Jozef A. M. K. IJsewijn (Zwijndrecht, 30 December 1932 – Leuven, 27 November 1998) was a Belgian Latinist. He studied classical philology at the Katholieke Universiteit Leuven, where he became a professor in 1967. An authority on Neo-Latin literature (Latin texts since the beginning of humanism in the 14th century), IJsewijn has been called "the founding father of modern neo-Latin studies". In 1980, he was awarded the Francqui Prize on Human Sciences.
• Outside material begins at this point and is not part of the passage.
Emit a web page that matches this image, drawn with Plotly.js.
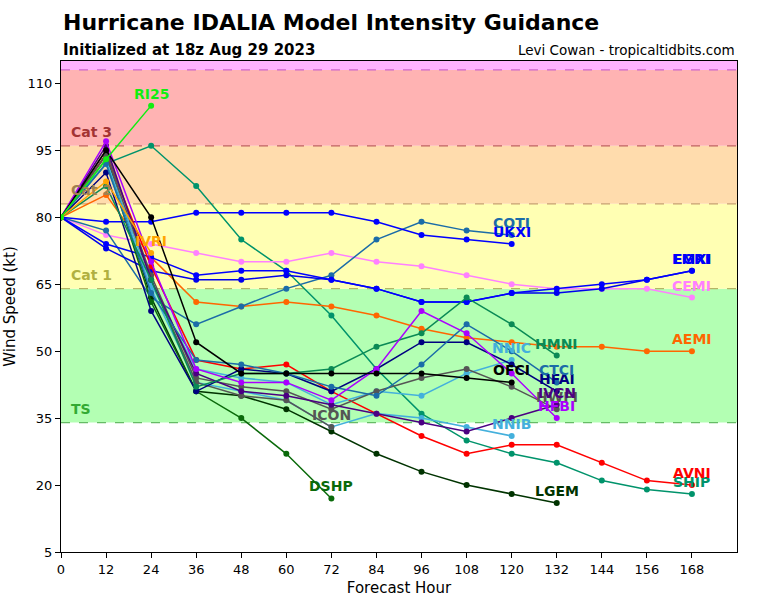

A collection of essays in his memory was published in 2000.

==Works==
- De sacerdotibus sacerdotiisque Alexandri Magni et Lagidarum eponymis, 1961
- (ed. with G. Verbeke) The late middle ages and the dawn of humanism outside Italy; proceedings of the international conference, Louvain, May 11-13, 1970, 1972
- Companion to neo-Latin studies, 1977
- (ed. with Jaques Paquet) The universities in the late Middle Ages, 1978
- (ed.) Martini Dorpii Naldiceni orationes IV: cum apologia et litteris adnexis by Maarten van Dorp, 1986
- (tr. and ed. with Barbara Lawatsch-Boomgaarden) Voyage to Maryland (1633) = Relatio itineris in Marilandiam by Andrew White, 1995.